If you are selling, the strongest marketing story usually connects location to function. That includes proximity to WEF or Global Dressage, road access, route simplicity, infrastructure, and how the farm fits into its specific submarket. In Wellington, sophisticated buyers tend to notice those details quickly.

When you want a clear read on how location affects a farm’s value, working with an advisor who understands both the technical side of equestrian property and the nuances of Wellington’s submarkets can make the process far more efficient. If you are considering a purchase, sale, or private evaluation, Matt Johnson offers a calm, informed approach shaped by real equestrian experience and deep local market knowledge.

FAQs

How does location affect Wellington equestrian farm values?

  • Location affects value through proximity to the showgrounds, route efficiency, road quality, zoning context, and how well a property functions for horses and competition use.

Why is proximity to WEF important for Wellington farm prices?

  • Proximity to WEF matters because the showgrounds are a major driver of seasonal demand, daily logistics, and overall equestrian economic activity in Wellington.
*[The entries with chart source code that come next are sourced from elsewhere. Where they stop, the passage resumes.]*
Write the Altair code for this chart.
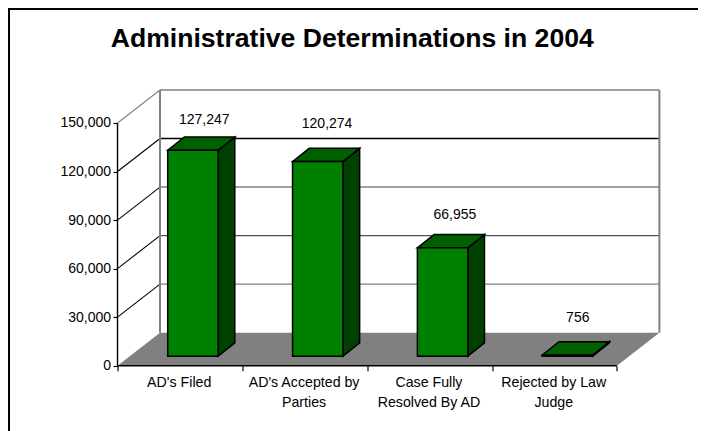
import altair as alt
import pandas as pd

# ---- data ----
categories = ["AD's Filed", "AD's Accepted by\nParties", "Case Fully\nResolved By AD", "Rejected by Law\nJudge"]
values = [127247, 120274, 66955, 756]
y_ticks = [0, 30000, 60000, 90000, 120000, 150000]
title = "Administrative Determinations in 2004"

# ---- layout (in axis units) ----
PX_X = 124.85          # pixels per category slot
PX_Y = 242.7 / 150000  # pixels per value unit
W, H = 541.5, 276.7    # plot area: axis corner to wall's far corner
DX, DY = 42.5 / PX_X, 33 / PX_Y          # wall depth
BDX, BDY = 16.7 / PX_X, 13.3 / PX_Y      # bar depth
BW = 50.4 / PX_X                         # bar width
BX0 = 50.2 / PX_X                        # front-left corner of a bar inside its slot
BY0 = 9.5 / PX_Y                         # bar base height above the axis line
LABEL_GAP = [13, 20, 16, 20]             # label gap above the bar, px
LABEL_SHIFT = [3, 1, 4, 2]               # label shift from the bar's centre, px

n = len(categories)
xs = alt.Scale(domain=[0, W / PX_X], nice=False, zero=False)
ys = alt.Scale(domain=[0, H / PX_Y], nice=False, zero=False)
x_axis = alt.Axis(values=list(range(n + 1)), labels=False, title=None, grid=False, domain=False,
                  tickColor="#000000", tickSize=5, tickWidth=1.2)
y_axis = alt.Axis(values=y_ticks, labelExpr="format(datum.value, ',')", title=None, grid=False, domain=False,
                  tickColor="#000000", tickSize=4.5, tickWidth=1.2, labelPadding=2.5,
                  labelFont="Liberation Sans", labelFontSize=14, labelColor="#000000")
X = lambda f="x": alt.X(f"{f}:Q", scale=xs, axis=x_axis)
Y = lambda f="y": alt.Y(f"{f}:Q", scale=ys, axis=y_axis)


def area(points, color, stroke=None, sw=0):
    df = pd.DataFrame(points, columns=["x", "y", "y2"])
    kw = {"color": color, "opacity": 1, "interpolate": "linear"}
    if stroke:
        kw.update(stroke=stroke, strokeWidth=sw, strokeJoin="miter")
    return alt.Chart(df).mark_area(**kw).encode(X(), Y(), y2="y2:Q")


def seg(x0, y0, x1, y1, color, sw=1.2):
    df = pd.DataFrame([{"x": x0, "y": y0, "x2": x1, "y2": y1}])
    return alt.Chart(df).mark_rule(color=color, strokeWidth=sw).encode(X(), Y(), x2="x2:Q", y2="y2:Q")


layers = []

# floor
layers.append(area([(0, 0, 0), (DX, DY, 0), (n, DY, 0), (n + DX, DY, DY)], "#808080"))

# wall grid lines and side wall diagonals
grid_colors = ["#808080", "#808080", "#505050", "#808080", "#000000", "#808080"]
for v, c in zip(y_ticks, grid_colors):
    if v > 0:
        layers.append(seg(DX, v + DY, n + DX, v + DY, c, 1.4))
        layers.append(seg(0, v, DX, v + DY, "#808080" if v == 150000 else "#000000", 1.1))
layers.append(seg(DX, DY, DX, 150000 + DY, "#808080", 2))
layers.append(seg(n + DX, DY, n + DX, 150000 + DY, "#808080", 2))

# bars
for i, v in enumerate(values):
    x0 = i + BX0
    x1 = x0 + BW
    base = BY0
    top = base + v
    # side face
    layers.append(area([(x1, top, base), (x1 + BDX, top + BDY, base + BDY)], "#004000", "#000000", 1.5))
    # top face
    layers.append(area([(x0, top, top), (x0 + BDX, top + BDY, top), (x1, top + BDY, top),
                        (x1 + BDX, top + BDY, top + BDY)], "#006000", "#000000", 1.5))
    # front face
    layers.append(area([(x0, top, base), (x1, top, base)], "#008000", "#000000", 1.5))

# data labels
for i, v in enumerate(values):
    r = pd.DataFrame([{"x": i + BX0 + (BW + BDX) / 2, "y": BY0 + v + BDY, "t": f"{v:,}"}])
    layers.append(alt.Chart(r).mark_text(
        font="Liberation Sans", fontSize=14, color="#000000", baseline="alphabetic",
        align="center", dx=LABEL_SHIFT[i], dy=-LABEL_GAP[i]).encode(X(), Y(), text="t:N"))

# category labels
cat = pd.DataFrame({"x": [i + 0.5 for i in range(n)], "y": [-21.3 / PX_Y] * n, "t": categories})
layers.append(alt.Chart(cat).mark_text(
    font="Liberation Sans", fontSize=14.2, color="#000000", baseline="alphabetic",
    align="center", dx=-0.7, lineBreak="\n", lineHeight=20).encode(X(), Y(), text="t:N"))

layers.append(seg(0, 0, 0, 150000, "#000000", 1.4))
layers.append(seg(0, 0, n, 0, "#000000", 1.4))

# outer frame: top and left edges only are inside the picture
frame_top = alt.Chart(pd.DataFrame({"a": [0]})).mark_rule(color="#000000", strokeWidth=2).encode(
    x=alt.value(-110), x2=alt.value(600), y=alt.value(-80))
frame_left = alt.Chart(pd.DataFrame({"a": [0]})).mark_rule(color="#000000", strokeWidth=2).encode(
    x=alt.value(-108.5), y=alt.value(-81), y2=alt.value(345))
layers += [frame_top, frame_left]

chart = alt.layer(*layers).properties(
    width=W, height=H,
    padding={"left": 109.5, "top": 81, "right": 39, "bottom": 65},
    autosize=alt.AutoSizeParams(type="none"),
    title=alt.TitleParams(title, font="Liberation Sans", fontSize=26.6, fontWeight="bold", color="#000000",
                          anchor="middle", dx=-36, dy=71, baseline="alphabetic"),
    background="white",
).configure_view(stroke=None)

chart.save("out.html", embed_options={"renderer": "svg", "actions": False})
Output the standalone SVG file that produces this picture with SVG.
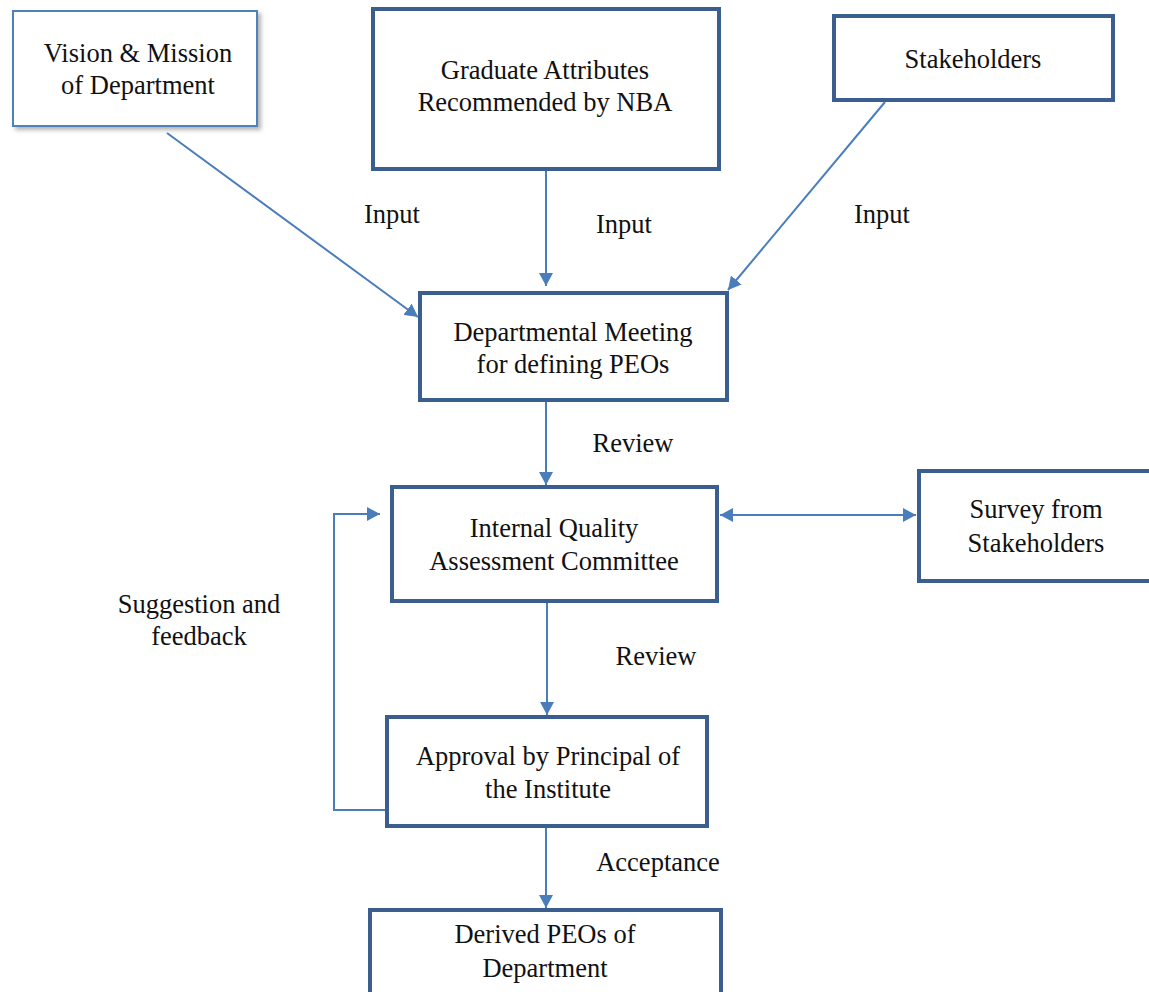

Do larger farms always sell for more in Wellington?

  • No. In Wellington, usable acreage, layout efficiency, access, drainage, and improvements often matter more than total acreage alone.

Which roads matter most for Wellington equestrian access?

  • Key equestrian access roads include South Shore, Forest Hill, Big Blue Trace, Wellington Trace, 50th Street, Binks Forest, Flying Cow, Greenview Shores/Aero Club, Pierson, and Stribling.

Are all Wellington equestrian submarkets priced the same?

  • No. Brokerage data shows wide pricing differences across submarkets such as Grand Prix Village, Saddle Trail, Palm Beach Point, SunGlade Ranches, and Section 33.